Particle kickers
These devices are designed to provide a current pulse of 5000 Amps which will in turn generate a fast magnetic pulse that steers the incoming beam into the LHC. Today, the comprehensive upgrade of the LHC injection kicker system is entering its final stages. The upgraded system will ensure the LHC can be refilled without needing to wait for the kicker magnets to cool, thus enhancing the performance of the whole accelerator.
The LHC is equipped with two kicker systems installed at the injection points (near points 2 and 8, see schematic diagram) where the particle beams coming from the SPS are injected into the accelerator’s orbit. Each system comprises four magnets and four pulse generators in which the field rises to 0.12 Tesla in less than 900 nanoseconds and for a duration of approximately 8 microseconds. Although the injection kickers only pulse 12 times to fill the LHC up with beam, the LHC beam circulates through them constantly.
Kickers are hugely complex magnets that need to be protected from the electromagnetic effects induced by the beams. “Each magnet is equipped with a beam screen placed in the aperture,” explains Mike Barnes, member of the Accelerator Beam Transfer (ABT) group in the Technology department and leader of the upgrade programme of the LHC injection kicker magnets. “The initially implemented beam screen worked well at low-intensity beams. However, as the operation of the LHC moved towards increasingly higher intensity beams, stable for many hours at a time, some of the kickers started to over-heat.”
Indeed, when the temperature of the magnet yoke exceeds 120˚C, the strength of the kick diminishes and the mis-kicked injected beam can cause quenches of several superconducting magnets. Hence, the use of an interlock which inhibits injection if the measured yoke temperature is above specified thresholds. On about ten occasions over the course of 2012, after a series of long fills, it was necessary to wait longer than an hour before the LHC could be refilled to allow the cool-down of a kicker magnet. Therefore, in order to mitigate this effect, the experts of the ABT group upgraded the kicker beam screen by increasing the number of screen conductors. This resulted in reduced beam-induced heating of the magnet yoke while still preserving the fast performance of the whole system. “The studies for the upgrades, implementation of the results and the re-installation of the magnets have required good collaboration of many CERN teams, including BE-ABP, BE-BI, BE-RF, EN-HE, EN-MEF, EN-MME, TE-VSC, TE-ABT-EC and TE-ABT-FPS,” says Barnes. “During LS1, the eight kicker magnets have been removed from the tunnel and upgraded. Following the upgrade work, each magnet is carefully aligned, in a clean room, baked out to 300˚C, and high voltage conditioned.”

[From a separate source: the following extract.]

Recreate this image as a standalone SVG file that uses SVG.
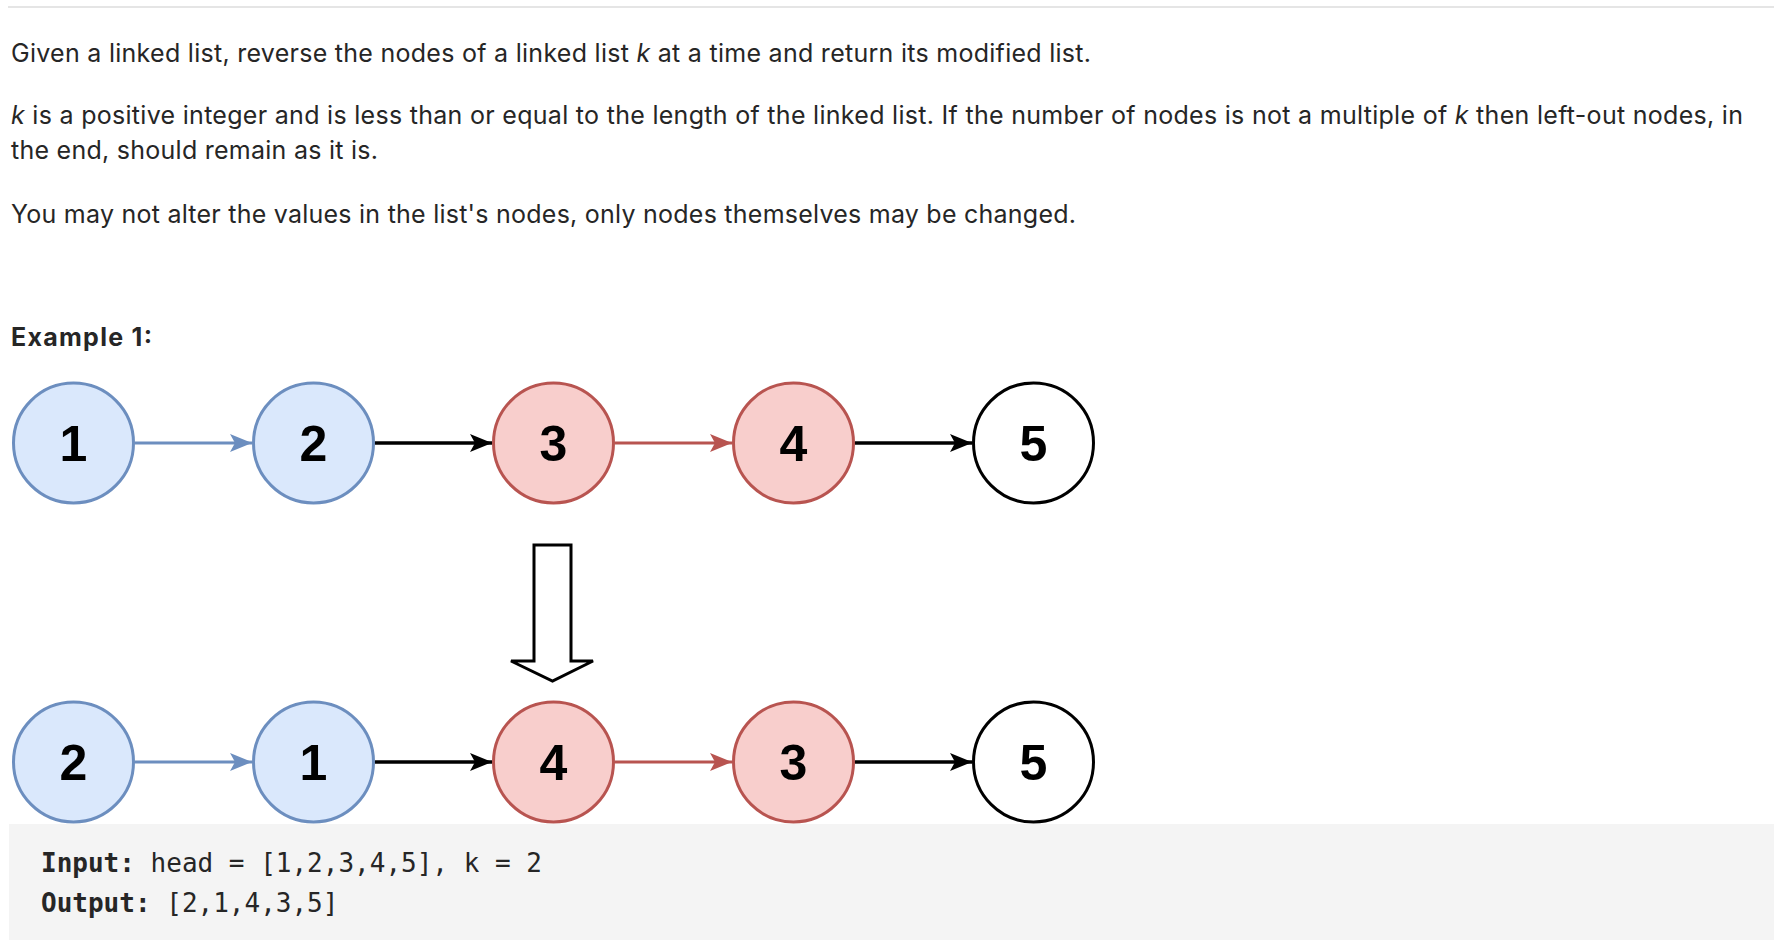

The first six kicker magnets have now been reinstalled in the tunnel, four at point 2. The work there will now move into a new phase, requiring bake-out of the interconnects, commissioning of the kicker magnet controls, high-voltage testing of the kicker systems, and then tests from the CCC. The installation of the remaining two kicker magnets at point 8 will be completed at the end of August.